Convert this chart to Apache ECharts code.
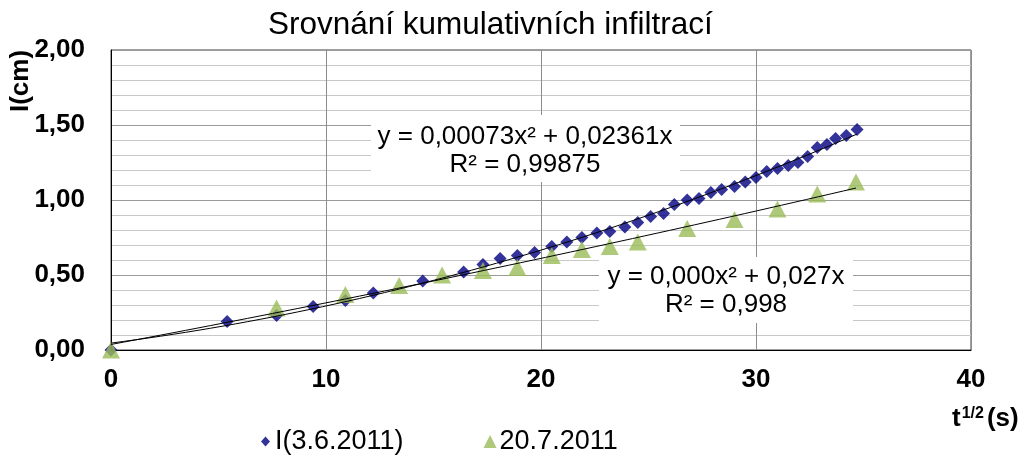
<!DOCTYPE html>
<html>
<head>
<meta charset="utf-8">
<script src="https://cdn.jsdelivr.net/npm/echarts@6/dist/echarts.min.js"></script>
<style>
  html, body { margin: 0; padding: 0; background: #fff; }
  #main { width: 1031px; height: 455px; }
</style>
</head>
<body>
<div id="main"></div>
<script>
// t^(1/2) (s) and I (cm)
const blueX = [0, 5.4, 7.7, 9.4, 10.9, 12.2, 14.5, 16.4, 17.3, 18.1, 18.9, 19.7, 20.5, 21.2, 21.9,
  22.6, 23.2, 23.9, 24.5, 25.1, 25.7, 26.2, 26.8, 27.35, 27.9, 28.4, 29.0, 29.5, 30.0, 30.5,
  31.0, 31.5, 31.95, 32.4, 32.85, 33.3, 33.7, 34.2, 34.7];
const blueY = [0, 0.19, 0.23, 0.29, 0.33, 0.38, 0.46, 0.52, 0.57, 0.61, 0.63, 0.65, 0.69, 0.72, 0.75,
  0.78, 0.79, 0.82, 0.85, 0.89, 0.91, 0.97, 1.00, 1.01, 1.05, 1.07, 1.09, 1.12, 1.15, 1.19,
  1.21, 1.23, 1.25, 1.29, 1.35, 1.37, 1.41, 1.43, 1.47];
const greenX = [0, 7.7, 10.9, 13.4, 15.4, 17.3, 18.9, 20.5, 21.9, 23.2, 24.5, 26.8, 29.0, 31.0, 32.85, 34.65];
const greenY = [0, 0.28, 0.37, 0.43, 0.50, 0.53, 0.55, 0.63, 0.67, 0.69, 0.72, 0.81, 0.87, 0.94, 1.04, 1.12];

const seriesNames = ['I(3.6.2011)', '20.7.2011'];
const eqBlue = ['y = 0,00073x² + 0,02361x', 'R² = 0,99875'];
const eqGreen = ['y = 0,000x² + 0,027x', 'R² = 0,998'];

const FONT = 'Liberation Sans, Arial, sans-serif';

// least squares polynomial of degree 2 (trendline like excel)
function polyFit(xs, ys) {
  let s = [0, 0, 0, 0, 0], t = [0, 0, 0];
  for (let i = 0; i < xs.length; i++) {
    let p = 1;
    for (let k = 0; k < 5; k++) { s[k] += p; if (k < 3) t[k] += p * ys[i]; p *= xs[i]; }
  }
  let m = [[s[0], s[1], s[2], t[0]], [s[1], s[2], s[3], t[1]], [s[2], s[3], s[4], t[2]]];
  for (let c = 0; c < 3; c++) {
    for (let r = c + 1; r < 3; r++) {
      let f = m[r][c] / m[c][c];
      for (let k = c; k < 4; k++) m[r][k] -= f * m[c][k];
    }
  }
  let a = [0, 0, 0];
  for (let r = 2; r >= 0; r--) {
    let v = m[r][3];
    for (let k = r + 1; k < 3; k++) v -= m[r][k] * a[k];
    a[r] = v / m[r][r];
  }
  return a;
}

function trend(xs, ys) {
  let a = polyFit(xs, ys);
  let x1 = Math.max.apply(null, xs);
  let out = [];
  for (let i = 0; i <= 60; i++) {
    let x = x1 * i / 60;
    out.push([x, a[0] + a[1] * x + a[2] * x * x]);
  }
  return out;
}

const chart = echarts.init(document.getElementById('main'));

let option = {
  animation: false,
  backgroundColor: '#fff',
  title: {
    text: 'Srovnání kumulativních infiltrací',
    left: 263,
    top: 4,
    textStyle: { fontFamily: FONT, fontSize: 31.5, fontWeight: 'normal', color: '#000' }
  },
  grid: {
    left: 111, top: 50, width: 860, height: 300,
    show: true, borderColor: '#404040', borderWidth: 1
  },
  legend: {
    data: [
      // diamond drawn smaller inside the icon box
      { name: seriesNames[0], icon: 'path://M0,0M13,13M6.5,1.5L11,6.5L6.5,11.5L2,6.5Z', itemStyle: { color: '#000080' } },
      { name: seriesNames[1], icon: 'triangle', itemStyle: { color: '#9bbb59' } }
    ],
    left: 254, top: 423,
    itemWidth: 13, itemHeight: 13, itemGap: 80,
    textStyle: { fontFamily: FONT, fontSize: 27, color: '#000', padding: [0, 0, 0, -2] }
  },
  xAxis: {
    type: 'value', min: 0, max: 40, interval: 10,
    axisLine: { lineStyle: { color: '#000', width: 1 } },
    axisTick: { show: false },
    axisLabel: { fontFamily: FONT, fontSize: 26, fontWeight: 'bold', color: '#000', margin: 17 },
    splitLine: { lineStyle: { color: '#8c8c8c', width: 1 } }
  },
  yAxis: {
    type: 'value', min: 0, max: 2, interval: 0.5,
    axisLine: { show: true, lineStyle: { color: '#000', width: 1 } },
    axisTick: { show: false },
    axisLabel: {
      fontFamily: FONT, fontSize: 26, fontWeight: 'bold', color: '#000', margin: 26,
      formatter: v => v.toFixed(2).replace('.', ',')
    },
    splitLine: { lineStyle: { color: '#9a9a9a', width: 1 } },
    minorTick: { show: false, splitNumber: 5 },
    minorSplitLine: { show: true, lineStyle: { color: '#c8c8c8', width: 1 } }
  },
  graphic: [
    {
      type: 'text', x: 21, y: 81, rotation: Math.PI / 2,
      style: { text: 'I(cm)', font: 'bold 26px ' + FONT, fill: '#000', align: 'center', verticalAlign: 'middle' }
    },
    {
      type: 'text', left: 952, top: 406,
      style: {
        text: '{t|t}{s|1/2}{t|(s)}',
        rich: {
          t: { font: 'bold 26px ' + FONT, fill: '#000', verticalAlign: 'bottom' },
          s: { font: 'bold 16px ' + FONT, fill: '#000', verticalAlign: 'top', padding: [0, 3, 0, 1] }
        }
      }
    },
    {
      type: 'rect', left: 371, top: 115, z: 50,
      shape: { width: 309, height: 67 }, style: { fill: '#fff' }
    },
    {
      type: 'text', x: 525, y: 151, z: 51,
      style: {
        text: eqBlue.join('\n'), font: '26px ' + FONT, fill: '#000',
        align: 'center', verticalAlign: 'middle', lineHeight: 28
      }
    },
    {
      type: 'rect', left: 599, top: 257, z: 50,
      shape: { width: 254, height: 66 }, style: { fill: '#fff' }
    },
    {
      type: 'text', x: 726, y: 291, z: 51,
      style: {
        text: eqGreen.join('\n'), font: '26px ' + FONT, fill: '#000',
        align: 'center', verticalAlign: 'middle', lineHeight: 28
      }
    }
  ],
  series: [
    {
      name: seriesNames[0], type: 'scatter', symbol: 'diamond', symbolSize: 13, clip: false,
      itemStyle: { color: '#000080' }, z: 3,
      data: blueX.map((x, i) => [x, blueY[i]])
    },
    {
      name: seriesNames[1], type: 'scatter', symbol: 'triangle', symbolSize: [18, 17], clip: false,
      itemStyle: { color: '#9bbb59' }, z: 4,
      data: greenX.map((x, i) => [x, greenY[i]])
    },
    {
      name: 'trend1', type: 'line', showSymbol: false, z: 5, silent: true,
      lineStyle: { color: '#000', width: 1 },
      data: trend(blueX, blueY)
    },
    {
      name: 'trend2', type: 'line', showSymbol: false, z: 5, silent: true,
      lineStyle: { color: '#000', width: 1 },
      data: trend(greenX, greenY)
    }
  ]
};

chart.setOption(option);
</script>
</body>
</html>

□ □ □ □ □

Directive
Ignore the images and quote every line of the listing exactly.

Problem solution
Convert this chart to Apache ECharts code.
<!DOCTYPE html>
<html>
<head>
<meta charset="utf-8">
<script src="https://cdn.jsdelivr.net/npm/echarts@6/dist/echarts.min.js"></script>
<style>
  html, body { margin: 0; padding: 0; background: #fff; }
  #main { width: 1031px; height: 455px; }
</style>
</head>
<body>
<div id="main"></div>
<script>
// t^(1/2) (s) and I (cm)
const blueX = [0, 5.4, 7.7, 9.4, 10.9, 12.2, 14.5, 16.4, 17.3, 18.1, 18.9, 19.7, 20.5, 21.2, 21.9,
  22.6, 23.2, 23.9, 24.5, 25.1, 25.7, 26.2, 26.8, 27.35, 27.9, 28.4, 29.0, 29.5, 30.0, 30.5,
  31.0, 31.5, 31.95, 32.4, 32.85, 33.3, 33.7, 34.2, 34.7];
const blueY = [0, 0.19, 0.23, 0.29, 0.33, 0.38, 0.46, 0.52, 0.57, 0.61, 0.63, 0.65, 0.69, 0.72, 0.75,
  0.78, 0.79, 0.82, 0.85, 0.89, 0.91, 0.97, 1.00, 1.01, 1.05, 1.07, 1.09, 1.12, 1.15, 1.19,
  1.21, 1.23, 1.25, 1.29, 1.35, 1.37, 1.41, 1.43, 1.47];
const greenX = [0, 7.7, 10.9, 13.4, 15.4, 17.3, 18.9, 20.5, 21.9, 23.2, 24.5, 26.8, 29.0, 31.0, 32.85, 34.65];
const greenY = [0, 0.28, 0.37, 0.43, 0.50, 0.53, 0.55, 0.63, 0.67, 0.69, 0.72, 0.81, 0.87, 0.94, 1.04, 1.12];

const seriesNames = ['I(3.6.2011)', '20.7.2011'];
const eqBlue = ['y = 0,00073x² + 0,02361x', 'R² = 0,99875'];
const eqGreen = ['y = 0,000x² + 0,027x', 'R² = 0,998'];

const FONT = 'Liberation Sans, Arial, sans-serif';

// least squares polynomial of degree 2 (trendline like excel)
function polyFit(xs, ys) {
  let s = [0, 0, 0, 0, 0], t = [0, 0, 0];
  for (let i = 0; i < xs.length; i++) {
    let p = 1;
    for (let k = 0; k < 5; k++) { s[k] += p; if (k < 3) t[k] += p * ys[i]; p *= xs[i]; }
  }
  let m = [[s[0], s[1], s[2], t[0]], [s[1], s[2], s[3], t[1]], [s[2], s[3], s[4], t[2]]];
  for (let c = 0; c < 3; c++) {
    for (let r = c + 1; r < 3; r++) {
      let f = m[r][c] / m[c][c];
      for (let k = c; k < 4; k++) m[r][k] -= f * m[c][k];
    }
  }
  let a = [0, 0, 0];
  for (let r = 2; r >= 0; r--) {
    let v = m[r][3];
    for (let k = r + 1; k < 3; k++) v -= m[r][k] * a[k];
    a[r] = v / m[r][r];
  }
  return a;
}

function trend(xs, ys) {
  let a = polyFit(xs, ys);
  let x1 = Math.max.apply(null, xs);
  let out = [];
  for (let i = 0; i <= 60; i++) {
    let x = x1 * i / 60;
    out.push([x, a[0] + a[1] * x + a[2] * x * x]);
  }
  return out;
}

const chart = echarts.init(document.getElementById('main'));

let option = {
  animation: false,
  backgroundColor: '#fff',
  title: {
    text: 'Srovnání kumulativních infiltrací',
    left: 263,
    top: 4,
    textStyle: { fontFamily: FONT, fontSize: 31.5, fontWeight: 'normal', color: '#000' }
  },
  grid: {
    left: 111, top: 50, width: 860, height: 300,
    show: true, borderColor: '#404040', borderWidth: 1
  },
  legend: {
    data: [
      // diamond drawn smaller inside the icon box
      { name: seriesNames[0], icon: 'path://M0,0M13,13M6.5,1.5L11,6.5L6.5,11.5L2,6.5Z', itemStyle: { color: '#000080' } },
      { name: seriesNames[1], icon: 'triangle', itemStyle: { color: '#9bbb59' } }
    ],
    left: 254, top: 423,
    itemWidth: 13, itemHeight: 13, itemGap: 80,
    textStyle: { fontFamily: FONT, fontSize: 27, color: '#000', padding: [0, 0, 0, -2] }
  },
  xAxis: {
    type: 'value', min: 0, max: 40, interval: 10,
    axisLine: { lineStyle: { color: '#000', width: 1 } },
    axisTick: { show: false },
    axisLabel: { fontFamily: FONT, fontSize: 26, fontWeight: 'bold', color: '#000', margin: 17 },
    splitLine: { lineStyle: { color: '#8c8c8c', width: 1 } }
  },
  yAxis: {
    type: 'value', min: 0, max: 2, interval: 0.5,
    axisLine: { show: true, lineStyle: { color: '#000', width: 1 } },
    axisTick: { show: false },
    axisLabel: {
      fontFamily: FONT, fontSize: 26, fontWeight: 'bold', color: '#000', margin: 26,
      formatter: v => v.toFixed(2).replace('.', ',')
    },
    splitLine: { lineStyle: { color: '#9a9a9a', width: 1 } },
    minorTick: { show: false, splitNumber: 5 },
    minorSplitLine: { show: true, lineStyle: { color: '#c8c8c8', width: 1 } }
  },
  graphic: [
    {
      type: 'text', x: 21, y: 81, rotation: Math.PI / 2,
      style: { text: 'I(cm)', font: 'bold 26px ' + FONT, fill: '#000', align: 'center', verticalAlign: 'middle' }
    },
    {
      type: 'text', left: 952, top: 406,
      style: {
        text: '{t|t}{s|1/2}{t|(s)}',
        rich: {
          t: { font: 'bold 26px ' + FONT, fill: '#000', verticalAlign: 'bottom' },
          s: { font: 'bold 16px ' + FONT, fill: '#000', verticalAlign: 'top', padding: [0, 3, 0, 1] }
        }
      }
    },
    {
      type: 'rect', left: 371, top: 115, z: 50,
      shape: { width: 309, height: 67 }, style: { fill: '#fff' }
    },
    {
      type: 'text', x: 525, y: 151, z: 51,
      style: {
        text: eqBlue.join('\n'), font: '26px ' + FONT, fill: '#000',
        align: 'center', verticalAlign: 'middle', lineHeight: 28
      }
    },
    {
      type: 'rect', left: 599, top: 257, z: 50,
      shape: { width: 254, height: 66 }, style: { fill: '#fff' }
    },
    {
      type: 'text', x: 726, y: 291, z: 51,
      style: {
        text: eqGreen.join('\n'), font: '26px ' + FONT, fill: '#000',
        align: 'center', verticalAlign: 'middle', lineHeight: 28
      }
    }
  ],
  series: [
    {
      name: seriesNames[0], type: 'scatter', symbol: 'diamond', symbolSize: 13, clip: false,
      itemStyle: { color: '#000080' }, z: 3,
      data: blueX.map((x, i) => [x, blueY[i]])
    },
    {
      name: seriesNames[1], type: 'scatter', symbol: 'triangle', symbolSize: [18, 17], clip: false,
      itemStyle: { color: '#9bbb59' }, z: 4,
      data: greenX.map((x, i) => [x, greenY[i]])
    },
    {
      name: 'trend1', type: 'line', showSymbol: false, z: 5, silent: true,
      lineStyle: { color: '#000', width: 1 },
      data: trend(blueX, blueY)
    },
    {
      name: 'trend2', type: 'line', showSymbol: false, z: 5, silent: true,
      lineStyle: { color: '#000', width: 1 },
      data: trend(greenX, greenY)
    }
  ]
};

chart.setOption(option);
</script>
</body>
</html>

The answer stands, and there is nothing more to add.